Override score(reference, predictions) for custom per-document scoring logic:

@register_scorer("custom_match")
@dataclass
class CustomMatchScorer(GenScorer):

    def score(self, reference, predictions):
        """Score a single document.

        Args:
            reference: Gold-standard answer (from doc_to_target)
            predictions: List of filtered model outputs (one per repeat)

        Returns:
            dict mapping metric names to lists of scores (one per repeat)
        """
        return {
            "custom_score": [
                1.0 if pred.strip().lower() == str(reference).lower() else 0.0
                for pred in predictions
            ]
        }

The score() method doesn't need to know about Instance objects — it receives clean inputs.

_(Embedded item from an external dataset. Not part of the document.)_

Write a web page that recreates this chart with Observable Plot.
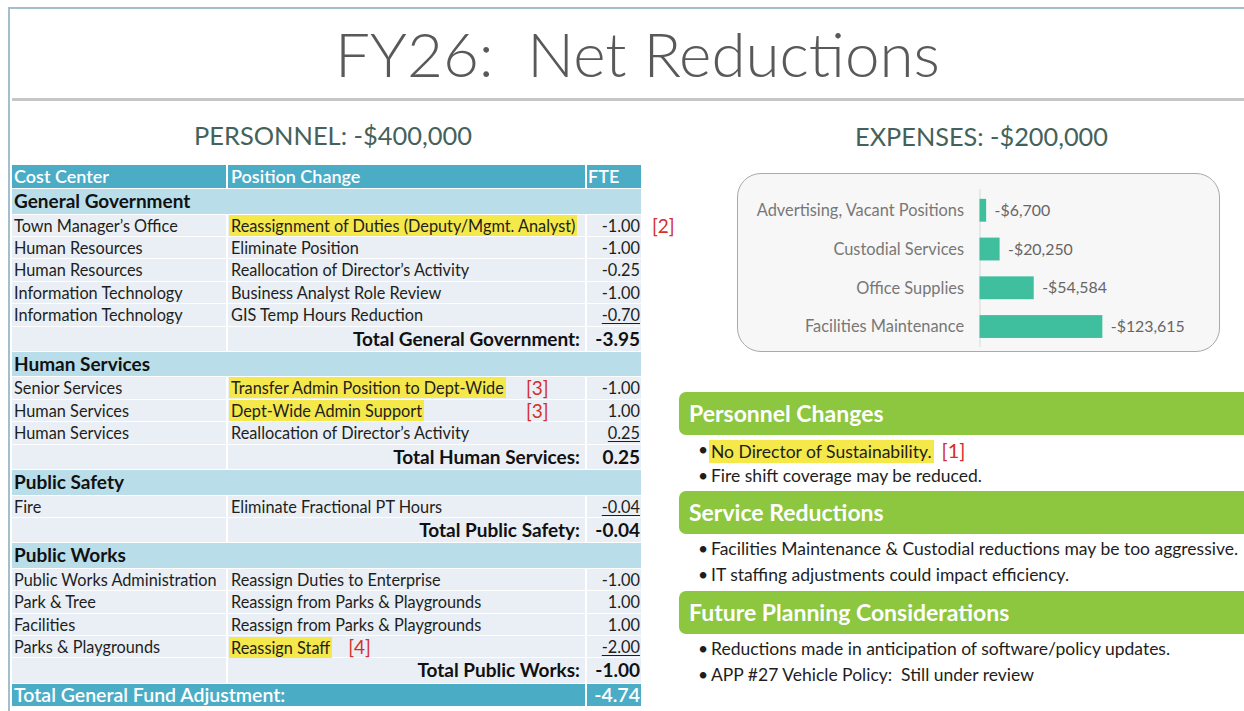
<!DOCTYPE html>
<html>
<head>
<meta charset="utf-8">
<script src="https://cdn.jsdelivr.net/npm/d3@7"></script>
<script src="https://cdn.jsdelivr.net/npm/@observablehq/plot@0.6"></script>
<style>
html,body{margin:0;padding:0;background:#fff;}
body{width:1244px;height:711px;overflow:hidden;position:relative;font-family:Lato,"Open Sans",sans-serif;color:#1e1e1e;}
.a{position:absolute;white-space:pre;}
</style>
</head>
<body>
<script>
// ---------------- Data ----------------
const slideTitle = "FY26:  Net Reductions";
const personnelHeading = "PERSONNEL: -$400,000";
const expensesHeading = "EXPENSES: -$200,000";
const tableColumns = ["Cost Center", "Position Change", "FTE"];

const groupNames = ["General Government", "Human Services", "Public Safety", "Public Works"];
const groupTotals = [-3.95, 0.25, -0.04, -1.00];

const rowGroup = [0, 0, 0, 0, 0, 1, 1, 1, 2, 3, 3, 3, 3];
const rowCostCenter = ["Town Manager\u2019s Office", "Human Resources", "Human Resources", "Information Technology", "Information Technology",
  "Senior Services", "Human Services", "Human Services", "Fire",
  "Public Works Administration", "Park & Tree", "Facilities", "Parks & Playgrounds"];
const rowPositionChange = ["Reassignment of Duties (Deputy/Mgmt. Analyst)", "Eliminate Position", "Reallocation of Director\u2019s Activity", "Business Analyst Role Review", "GIS Temp Hours Reduction",
  "Transfer Admin Position to Dept-Wide", "Dept-Wide Admin Support", "Reallocation of Director\u2019s Activity", "Eliminate Fractional PT Hours",
  "Reassign Duties to Enterprise", "Reassign from Parks & Playgrounds", "Reassign from Parks & Playgrounds", "Reassign Staff"];
const rowFTE = [-1.00, -1.00, -0.25, -1.00, -0.70, -1.00, 1.00, 0.25, -0.04, -1.00, 1.00, 1.00, -2.00];
const rowHighlighted = [true, false, false, false, false, true, true, false, false, false, false, false, true];
const rowFootnote = ["[2]", "", "", "", "", "[3]", "[3]", "", "", "", "", "", "[4]"];
const grandTotalLabel = "Total General Fund Adjustment:";
const grandTotal = -4.74;

const expenseCategories = ["Advertising, Vacant Positions", "Custodial Services", "Office Supplies", "Facilities Maintenance"];
const expenseAmounts = [-6700, -20250, -54584, -123615];

const noteSections = ["Personnel Changes", "Service Reductions", "Future Planning Considerations"];
const noteBullets = [
  ["No Director of Sustainability.", "Fire shift coverage may be reduced."],
  ["Facilities Maintenance & Custodial reductions may be too aggressive.", "IT staffing adjustments could impact efficiency."],
  ["Reductions made in anticipation of software/policy updates.", "APP #27 Vehicle Policy:  Still under review"]
];
const noteHighlighted = [[true, false], [false, false], [false, false]];
const noteFootnote = [["[1]", ""], ["", ""], ["", ""]];

// ---------------- Layout & style ----------------
const C = {frame: "#a3bfcb", rule: "#c6c6c6", title: "#595959", heading: "#44625a",
  header: "#4bacc6", group: "#b9dde9", data: "#e9eff4", hl: "#f5e84b", red: "#d3302c",
  green: "#8dc63f", bar: "#40bf9e", text: "#1e1e1e"};
const root = document.body;
const unitless = ["fontWeight", "opacity", "zIndex"];
function div(style, text) {
  const d = document.createElement("div");
  d.className = "a";
  for (const k in style) d.style[k] = typeof style[k] === "number" && !unitless.includes(k) ? style[k] + "px" : style[k];
  if (text != null) d.textContent = text;
  root.appendChild(d);
  return d;
}
// text placed by baseline (Lato metrics, line-height 1)
function textAt(text, x, baseline, size, opts = {}) {
  const d = div(Object.assign({left: x, top: baseline - 0.887 * size, fontSize: size, lineHeight: "1"}, opts.style || {}), text);
  if (opts.fitW) {
    const w = d.getBoundingClientRect().width;
    const s = size * opts.fitW / w;
    d.style.fontSize = s + "px";
    d.style.top = (baseline - 0.887 * s) + "px";
  }
  if (opts.anchor === "middle") d.style.transform = "translateX(-50%)";
  return d;
}

// slide frame
div({left: 8, top: 7, width: 1240, height: 2, background: C.frame});
div({left: 8, top: 7, width: 2, height: 710, background: C.frame});
div({left: 12, top: 98, width: 1240, height: 3, background: C.rule});

textAt(slideTitle, 637.5, 77, 70, {anchor: "middle", fitW: 605, style: {fontWeight: 300, color: C.title}});
textAt(personnelHeading, 333, 146, 25, {anchor: "middle", fitW: 278, style: {color: C.heading}});
textAt(expensesHeading, 981.5, 146, 25, {anchor: "middle", fitW: 253, style: {color: C.heading}});

// ---------------- Table ----------------
const T = {top: 165, cols: [[12, 214], [228, 357], [587, 54]], tx: [14, 231, 588], right: 640, totalRight: 580,
  h: {header: 24, group: 25.5, data: 22.45, total: 25.2, grand: 23}, fnX: {"[2]": 652, "[3]": 526},
  fs: {header: 18, group: 19, data: 16.3, total: 19, grand: 19.5, fn: 19}};
let y = T.top;
function cells(h, bg, spans) { spans.forEach(([x, w]) => div({left: x, top: y, width: w, height: h - 1, background: bg})); }
function cellText(text, x, h, size, style = {}, width) {
  const s = Object.assign({left: x, top: y, height: h - 1, lineHeight: (h - 1) + "px", fontSize: size}, style);
  if (width != null) { s.width = width; s.textAlign = "right"; }
  return div(s, text);
}
const fmtFTE = v => v.toFixed(2);

// header
cells(T.h.header, C.header, T.cols);
tableColumns.forEach((c, i) => cellText(c, T.tx[i], T.h.header, T.fs.header, {color: "#fff", fontWeight: 600}));
y += T.h.header;

groupNames.forEach((g, gi) => {
  cells(T.h.group, C.group, [[12, 629]]);
  cellText(g, 14, T.h.group, T.fs.group, {fontWeight: 700, color: "#111"});
  y += T.h.group;
  const idx = rowGroup.map((r, i) => r === gi ? i : -1).filter(i => i >= 0);
  idx.forEach((i, k) => {
    const h = T.h.data;
    cells(h, C.data, T.cols);
    cellText(rowCostCenter[i], T.tx[0], h, T.fs.data);
    const pc = cellText("", T.tx[1], h, T.fs.data);
    const span = document.createElement("span");
    span.textContent = rowPositionChange[i];
    if (rowHighlighted[i]) { span.style.background = C.hl; span.style.padding = "1px 2px"; span.style.marginLeft = "-2px"; }
    pc.appendChild(span);
    if (rowFootnote[i]) {
      if (T.fnX[rowFootnote[i]] != null) {
        cellText(rowFootnote[i], T.fnX[rowFootnote[i]], h, T.fs.fn, {color: C.red});
      } else {
        const fn = document.createElement("span");
        fn.textContent = rowFootnote[i];
        fn.style.color = C.red; fn.style.fontSize = T.fs.fn + "px"; fn.style.marginLeft = "16px";
        pc.appendChild(fn);
      }
    }
    const v = cellText(fmtFTE(rowFTE[i]), 587, h, T.fs.data, {}, T.right - 587);
    if (k === idx.length - 1) { v.style.textDecoration = "underline"; v.style.textUnderlineOffset = "2px"; }
    y += h;
  });
  const h = T.h.total;
  cells(h, C.data, T.cols);
  cellText("Total " + g + ":", 228, h, T.fs.total, {fontWeight: 700, color: "#111"}, T.totalRight - 228);
  cellText(fmtFTE(groupTotals[gi]), 587, h, T.fs.total, {fontWeight: 700, color: "#111"}, T.right - 587);
  y += h;
});
cells(T.h.grand, C.header, [[12, 573], [587, 54]]);
cellText(grandTotalLabel, 14, T.h.grand, T.fs.grand, {color: "#fff", fontWeight: 600});
cellText(fmtFTE(grandTotal), 587, T.h.grand, T.fs.grand, {color: "#fff", fontWeight: 600}, T.right - 587);

// ---------------- Expenses chart ----------------
const box = div({left: 737, top: 173, width: 483, height: 179, border: "1.5px solid #a9a9a9", borderRadius: "24px",
  background: "#f7f7f7", boxSizing: "border-box"});
const expenses = expenseCategories.map((c, i) => ({category: c, amount: expenseAmounts[i]}));
const fmtMoney = v => (v < 0 ? "-" : "") + "$" + d3.format(",")(Math.abs(v));
const chart = Plot.plot({
  width: 484, height: 179,
  marginLeft: 244, marginRight: 0, marginTop: 16, marginBottom: 4,
  style: {background: "transparent", fontFamily: "Lato, 'Open Sans', sans-serif", fontSize: "16px", overflow: "visible"},
  x: {domain: [0, 240000], axis: null},
  y: {domain: expenseCategories, paddingInner: 0.42, paddingOuter: 0.2, label: null},
  marks: [
    Plot.ruleX([0], {stroke: "#d9d9d9", strokeWidth: 1}),
    Plot.barX(expenses, {x: d => -d.amount, y: "category", fill: C.bar}),
    Plot.text(expenses, {x: d => -d.amount, y: "category", text: d => fmtMoney(d.amount), dx: 8, textAnchor: "start", fill: "#666", fontSize: 16}),
    Plot.axisY({tickSize: 0, tickPadding: 16, fontSize: 16.5, fill: "#777", label: null})
  ]
});
chart.style.position = "absolute";
chart.style.left = "-1.5px";
chart.style.top = "-1.5px";
box.appendChild(chart);

// ---------------- Notes ----------------
const N = {x: 679, boxW: 620, boxH: 43, tops: [392, 491, 591], bulletX: 698, textX: 711, lineDy: [58, 84],
  fs: {head: 23, text: 17.5, fn: 20}};
noteSections.forEach((s, si) => {
  const top = N.tops[si];
  div({left: N.x, top: top, width: N.boxW, height: N.boxH, background: C.green, borderRadius: "7px"});
  div({left: N.x + 10, top: top, height: N.boxH, lineHeight: N.boxH + "px", fontSize: N.fs.head, fontWeight: 700, color: "#fff"}, s);
  noteBullets[si].forEach((b, bi) => {
    const cy = top + N.lineDy[bi];
    div({left: N.bulletX, top: cy - 12, height: 24, lineHeight: "24px", fontSize: N.fs.text, color: C.text}, "\u2022");
    const t = div({left: N.textX, top: cy - 12, height: 24, lineHeight: "24px", fontSize: N.fs.text, color: C.text});
    const sp = document.createElement("span");
    sp.textContent = b;
    if (noteHighlighted[si][bi]) { sp.style.background = C.hl; sp.style.padding = "1px 2px"; sp.style.marginLeft = "-2px"; }
    t.appendChild(sp);
    if (noteFootnote[si][bi]) {
      const fn = document.createElement("span");
      fn.textContent = noteFootnote[si][bi];
      fn.style.color = C.red; fn.style.fontSize = N.fs.fn + "px"; fn.style.marginLeft = "8px";
      t.appendChild(fn);
    }
  });
});
</script>
</body>
</html>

Tier 3: Batch scoring (full control)

Override score_instances() for batch-level operations like external API calls:

from lm_eval.api.registry import register_scorer
from lm_eval.scorers import GenScorer, ScoredDoc

@register_scorer("ai_judge")
@dataclass
class AIJudgeScorer(GenScorer):
    judge_model: str = "gpt-4"

    def score_instances(self, instances):
        """Score all documents in batch.

        Args:
            instances: dict[doc_id, list[Instance]] — all instances grouped by document

        Returns:
            dict[int, ScoredDoc] — one ScoredDoc per document
        """
        # _extract_inputs() is inherited from GenScorer — returns
        # (reference, predictions, metric_kwargs) for each document
        inputs = {
            did: self._extract_inputs(insts)
            for did, insts in instances.items()
        }

        # batch_judge() is your own function — call an external API,
        # run code in a sandbox, etc.
        ratings = batch_judge(
            self.judge_model,
            [(ref, preds) for ref, preds, _ in inputs.values()]
        )

        # Return scored results (must return dict[int, ScoredDoc])
        results = {}
        for (did, (ref, preds, mkw)), rating in zip(inputs.items(), ratings):
            results[did] = ScoredDoc(
                doc_id=did,
                reference=ref,
                scores={"judge_score": [rating]},
            )
        return results

Configuration precedence

When building a scorer, filter and metric configs are resolved in this order:

  1. Explicit configfilter / metric_list from the task YAML's filter_list entry
  2. Class defaultsdefault_filter_cfg / default_metric_cfg ClassVars
  3. Fallbacknoop filter / DEFAULT_METRIC_REGISTRY based on output_type

Registration and usage

Register with @register_scorer:

from lm_eval.api.registry import register_scorer

@register_scorer("my_scorer")
@dataclass
class MyScorer(GenScorer):
    ...

Use in a task YAML:

scorer:
  type: my_scorer
  kwargs:
    judge_model: "claude-sonnet-4-6"

Or let it be auto-configured via filter_list:

filter_list:
  - name: "my-pipeline"
    filter:
      - function: "regex"
        regex_pattern: "(\\d+)"
      - function: "take_first"
    metric_list:
      - metric: exact_match

The build_scorer factory

The build_scorer() function constructs a scorer from a normalized pipeline config:

from lm_eval.scorers import build_scorer

scorer = build_scorer(
    cfg={
        "name": "strict-match",
        "filter": [
            {"function": "regex", "regex_pattern": "The answer is (\\d+)"},
            {"function": "take_first"},
        ],
        "metric_list": [
            {"metric": "exact_match", "aggregation": "mean"},
        ],
    },
    output_type="generate_until",
)

Built-in scorer examples

FirstTokenScorer

@register_scorer("first_token")
@dataclass
class FirstTokenScorer(GenScorer):
    default_filter_cfg: ClassVar = [{"function": "remove_whitespace"}]
    default_metric_cfg: ClassVar = [
        {"metric": "exact_match", "aggregation": "mean",
         "higher_is_better": True,
         "kwargs": {"ignore_case": True, "ignore_punctuation": True}}
    ]

RegexExtractionScorer

@register_scorer("regex")
@dataclass
class RegexExtractionScorer(GenScorer):
    default_filter_cfg: ClassVar = [{"function": "regex"}]
    default_metric_cfg: ClassVar = [
        {"metric": "exact_match", "aggregation": "mean",
         "higher_is_better": True,
         "kwargs": {"ignore_case": True, "ignore_punctuation": True}}
    ]

Both use Tier 1 (config-only) — no custom scoring code needed. The regex pattern is passed via the filter config at the task level.